Integrated Framework for Assessment of Time-Variant Flood Fragility of Bridges Using Deep Learning Neural Networks

Abstract

The increasing intensity and frequency of extreme hydrological events poses a significant threat to the safety of transportation infrastructure across the globe. To reduce the failure risk associated with these structures, bridge assessment and management approaches should adapt to possible increases in future flood hazards. Fragility analysis can assist infrastructure managers in properly quantifying the reliability of bridges under different flood hazard intensity levels. However, conducting such analysis while accounting for various uncertainties associated with bridge capacity, deterioration, and future climate conditions can significantly increase the computational cost of bridge management procedures.
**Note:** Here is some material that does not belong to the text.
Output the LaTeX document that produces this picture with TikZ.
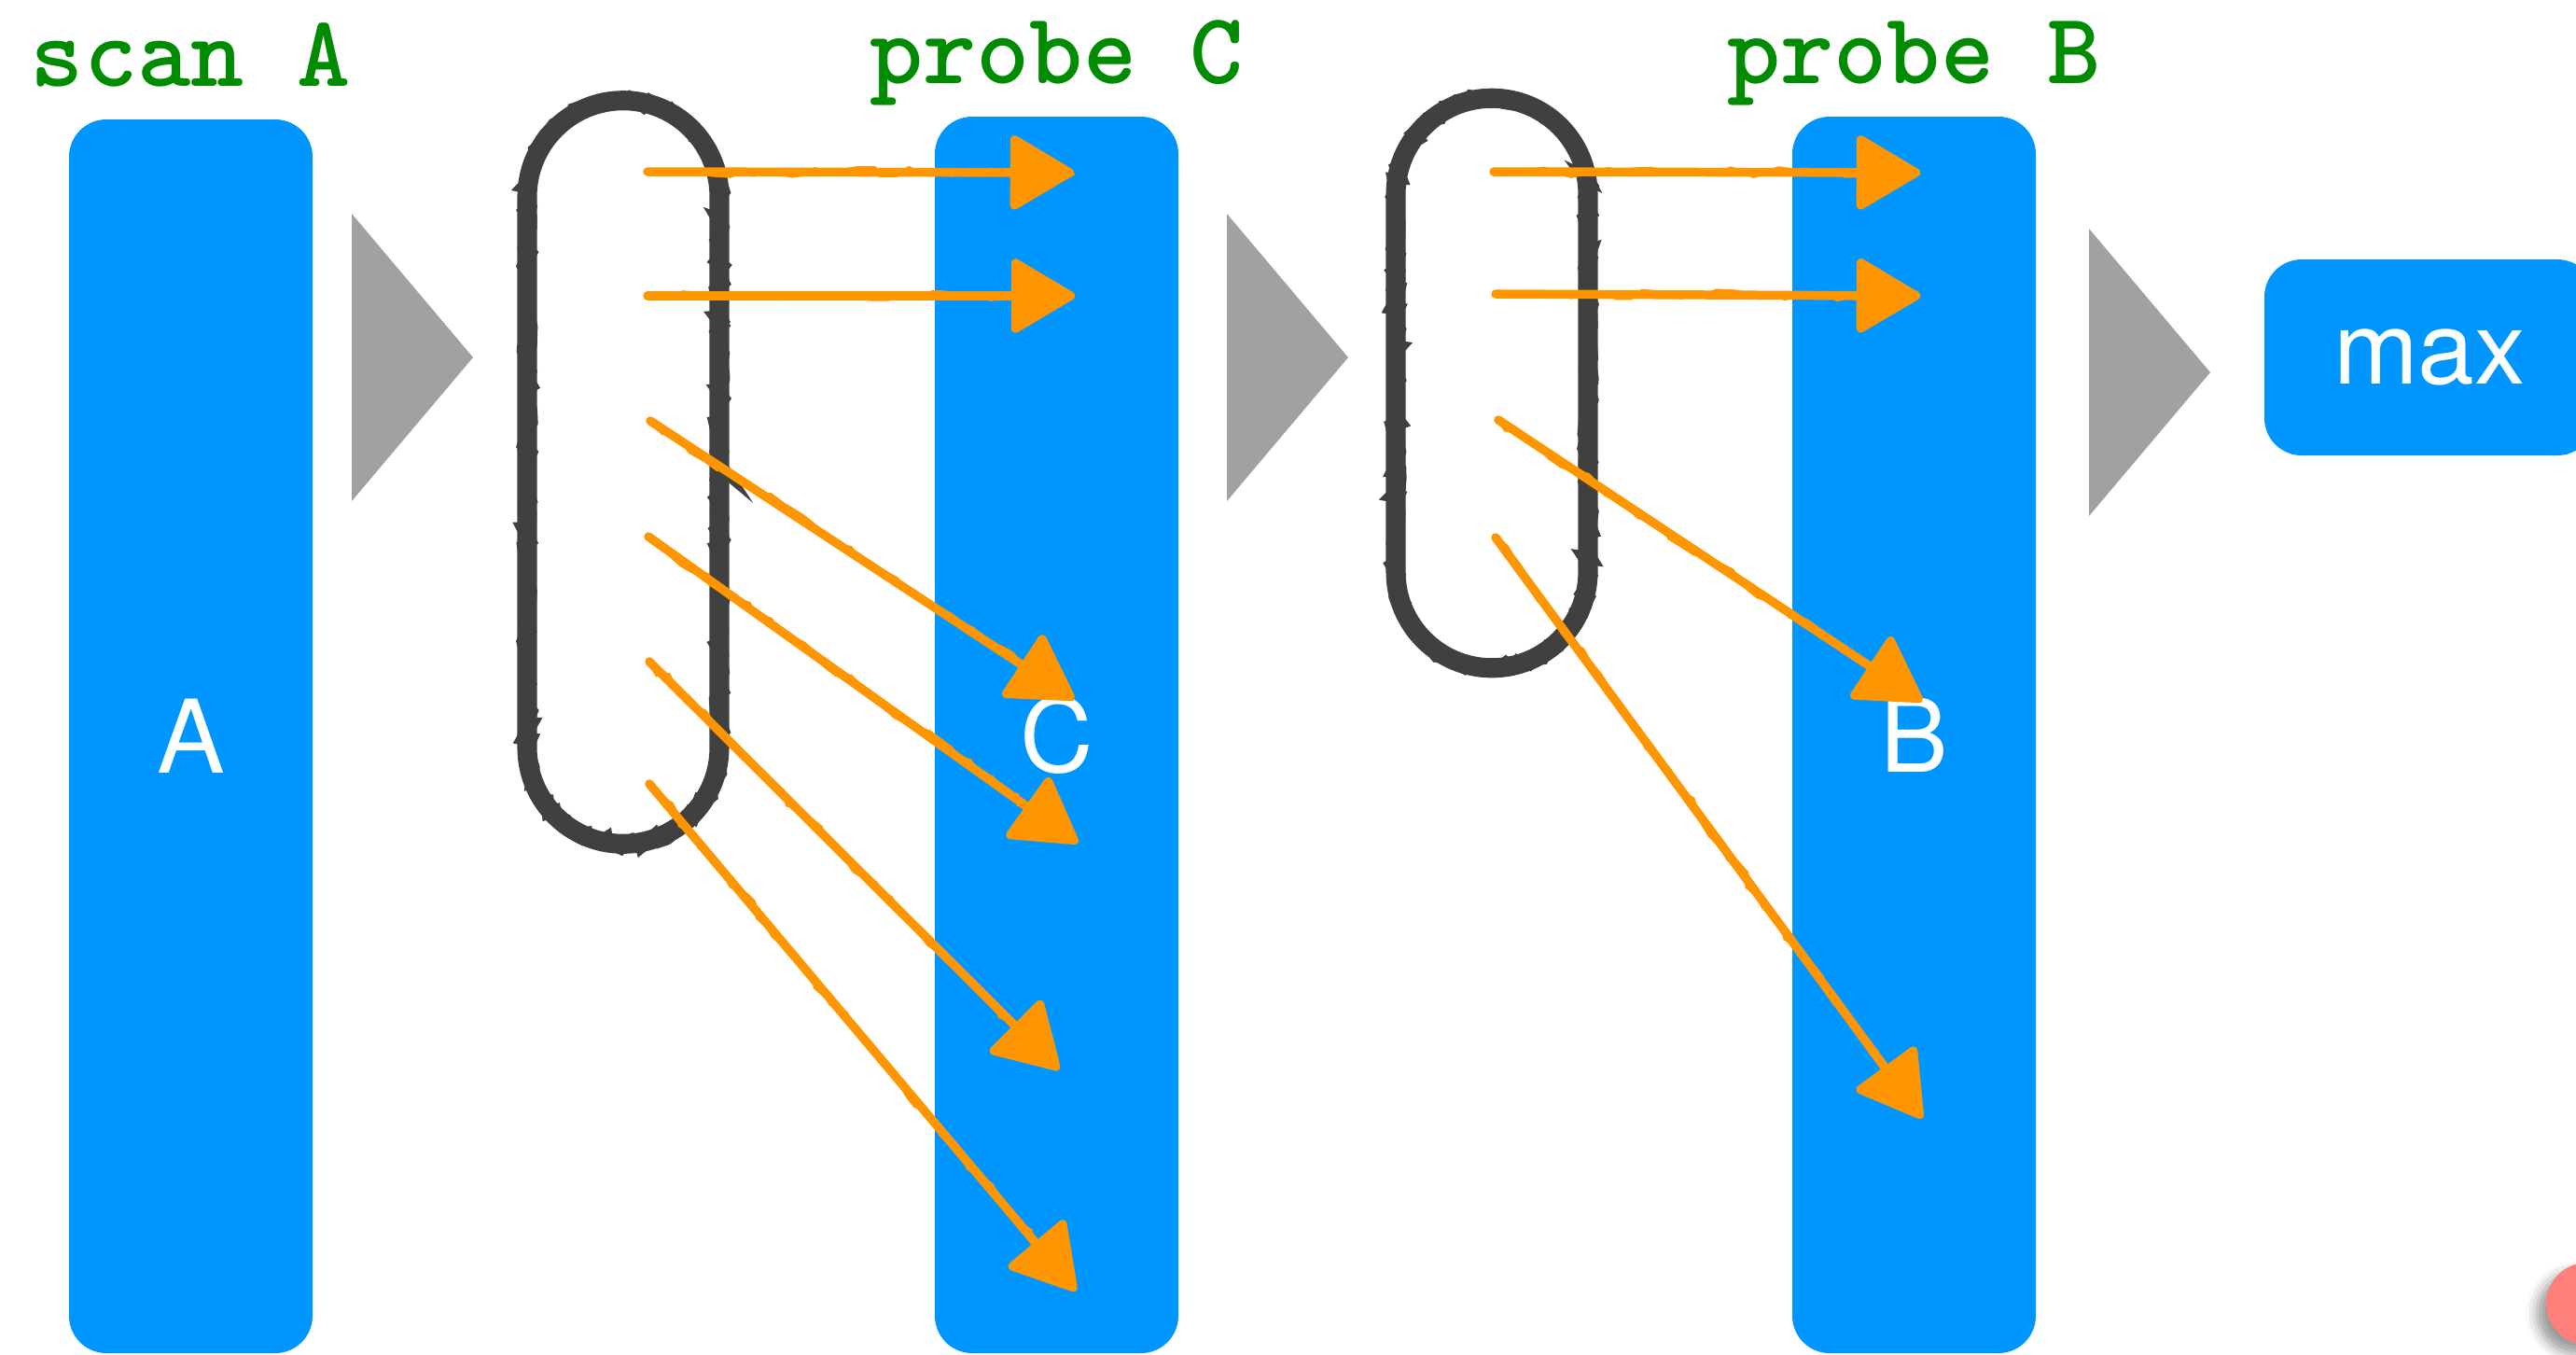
\documentclass[tikz,border=0pt]{standalone}
\usepackage{fontspec}
\setsansfont{TeX Gyre Heros}
\usetikzlibrary{arrows.meta,positioning,shapes.misc,decorations.pathmorphing,shadows.blur}

\definecolor{tblue}{RGB}{0,150,255}
\definecolor{tgreen}{RGB}{0,140,0}
\definecolor{tgray}{RGB}{161,161,161}
\definecolor{tdark}{RGB}{64,64,64}
\definecolor{torange}{RGB}{255,150,0}
\definecolor{tpink}{RGB}{255,127,122}

\tikzset{
  stage/.style={fill=tblue,rounded corners=0.4cm,minimum width=2.61cm,inner sep=0pt,
    text=white,font=\sffamily\fontsize{31}{37}\selectfont},
  heading/.style={text=tgreen,inner sep=0pt,font=\ttfamily\bfseries\fontsize{31}{37}\selectfont},
  sketchloop/.style={rounded rectangle,rotate=90,draw=tdark,line width=6pt,
    postaction={draw=tdark,line width=4pt,decorate,decoration={random steps,segment length=2pt,amplitude=1.3pt}}},
  pick/.style={draw=torange,line width=2.7pt,line cap=round,
    -{Triangle[length=0.73cm,width=0.84cm,round]},
    preaction={-,draw=torange,line width=1.2pt,decorate,decoration={random steps,segment length=4pt,amplitude=1.3pt}}},
  cursor/.style={circle,fill=tpink,minimum size=0.88cm,inner sep=0pt,
    blur shadow={shadow xshift=-0.1cm,shadow yshift=-0.1cm,shadow blur radius=0.12cm}}
}

\begin{document}
\begin{tikzpicture}
  \useasboundingbox (0,0) rectangle (27.61,-14.51);

  % the three columns and the result
  \node[stage,minimum height=13.22cm] (A) at (2.045,-7.89) {A};
  \node[stage,minimum height=13.25cm] (C) at (11.325,-7.875) {C};
  \node[stage,minimum height=13.25cm] (B) at (20.515,-7.875) {B};
  \node[stage,minimum width=3.54cm,minimum height=2.1cm] (max) at (26.04,-3.83) {max};

  \node[heading,above=0.35cm of A,anchor=base] (hA) {scan A};
  \node[heading,above=0.35cm of C,anchor=base] (hC) {probe C};
  \node[heading,above=0.35cm of B,anchor=base] (hB) {probe B};

  % grey flow marks between the stages
  \foreach \x/\y in {3.77/-3.83,13.15/-3.83,22.39/-3.99}
    \fill[tgray] (\x,\y+1.54) -- ++(1.3,-1.54) -- ++(-1.3,-1.54) -- cycle;

  % batches of keys
  \node[sketchloop,minimum width=8.2cm,minimum height=2.06cm] (L1) at (6.68,-5.06) {};
  \node[sketchloop,minimum width=6.34cm,minimum height=2.06cm] (L2) at (15.99,-4.105) {};

  % lookups into C
  \foreach \n/\sx/\sy/\tx/\ty in {1/6.94/-1.84/11.51/-1.85,2/6.94/-3.17/11.52/-3.17,
      3/6.97/-4.51/11.51/-7.49,4/6.95/-5.75/11.55/-9.03,
      5/6.96/-7.09/11.35/-11.46,6/6.96/-8.40/11.53/-13.83}{
    \coordinate (s\n) at (\sx,\sy);
    \coordinate (t\n) at (\tx,\ty);
    \draw[pick] (s\n) -- (t\n);
  }

  % lookups into B
  \foreach \n/\sx/\sy/\tx/\ty in {1/16.01/-1.84/20.58/-1.85,2/16.03/-3.15/20.58/-3.17,
      3/16.06/-4.50/20.60/-7.51,4/16.03/-5.76/20.60/-11.98}{
    \coordinate (u\n) at (\sx,\sy);
    \coordinate (v\n) at (\tx,\ty);
    \draw[pick] (u\n) -- (v\n);
  }

  \node[cursor] (dot) at (27.73,-13.97) {};
\end{tikzpicture}
\end{document}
To improve the computational efficiency of the fragility analysis while maintaining the desired accuracy, this paper integrates deep learning (DL) neural networks in a simulation-based probabilistic framework for establishing time-variant fragility surfaces of bridges under flood hazard. The proposed probabilistic framework considers the effects of climate change on flood occurrence and long-term scour hazard. Downscaled climate data, adopted from global climate models, are used to predict future precipitation and temperature profiles at a given location. Deep learning networks are employed with a twofold objective: (1) to predict future river streamflow at an investigated location necessary for assessing the scour conditions and flood hazard at the bridge, and (2) to simulate the structural behavior of a bridge foundation under sour conditions. The trained DL networks are integrated into a probabilistic simulation process to quantify failure probability and construct a bridge fragility surface under flood hazard. The proposed framework is illustrated on an existing bridge located in Oklahoma.